Labour’s offer in the local elections is clear. The contest will be about how Britain recovers, how our communities and public services are run and how we reward our frontline. As Keir Starmer put it: “There’s a simple choice ahead of us: to change, or to go back to more of the same.” People know that a vote for Labour in the local elections is a vote to change the way that our NHS and our key workers are treated. But for my constituents and many others, one other thing that urgently needs to change is our unfair council tax system.
With property valuations dating back to 1991, it should be no surprise that the current system is not working. But the extent of the unfairness in constituencies such as mine is eye-catching. While the average household in England presently pays out 0.47% of their home’s value in council tax every year, recent research showed that this figure is three times as high in Easington. The absurdity of the present situation is underlined by the fact that my constituents face a council tax burden 14 times higher than that faced by residents of Kensington – and 24 times higher than people living in Westminster.
Council tax is also increasingly putting lower-income families into debt. In the three months to the end of June last year, councils reported an increase of £500m in council tax arrears. According to Citizens Advice, that suggests that at least 1.3m households had already fallen behind in their payments by the summer. When I raised my concerns about the present system at Prime Minister’s Questions recently, Boris Johnson brushed it aside. But, with viable alternatives on the table, there is no reason why we should be sticking with a system that penalises households in lower-value properties and forces many into debt.
My preferred option for council tax reform is moving to a system of proportional property tax. Across the North and the Midlands, voters would by-and-large save hundreds of pounds a year if we reformed council tax in this way, returning cash into the pockets of lower and middle income voters in the current and former Labour heartlands. Research by the Fairer Share campaign has also pointed to numerous southern constituencies that would benefit from the change. Across England, 76% of households would gain under the system, seeing a reduction in the amount of tax they pay on their primary residence.

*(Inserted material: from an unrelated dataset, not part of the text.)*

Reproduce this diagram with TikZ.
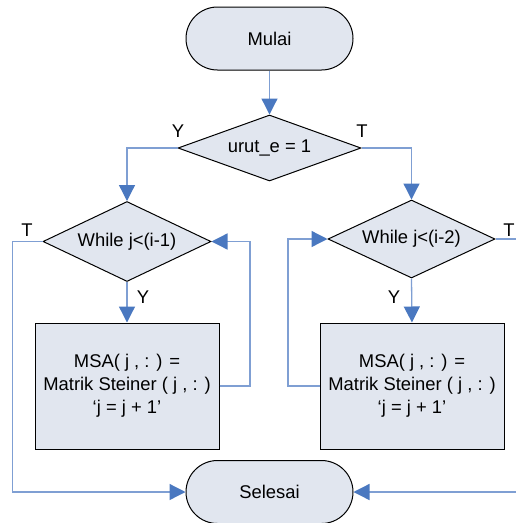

The policy would also be revenue neutral for the Treasury, with safeguards in place to ensure there do not have to be any losers on day one. One criticism of proportional property tax is that it would hit the asset rich and cash poor, who live in valuable homes but don’t have much income. Yet in reality this would not have to be the case. For anyone unable to pay this increased cost there would be a deferral mechanism until point of sale, on a low interest rate. For those who wish to stay in a high-value home, losses would be capped so that at the point of transition no-one pays more than £100 a month above what they currently pay.
Labour has already rightly been critical of Johnson and Rishi Sunak forcing local government to hike up council tax. But as well as criticisms, we need positive solutions. With elections around the corner, the next step for Labour should be to back the abolition of council tax altogether. In its place we should be arguing for a fairer system of property tax that will deliver in real terms for the majority of voters.
By backing a better system of property taxes in the local elections, we could strengthen the message that we do not want to go back to more of the same. As well as a vote for nurses, a vote for Labour could be a vote to put money back into people’s pockets by overhauling our outdated and unfair council tax system.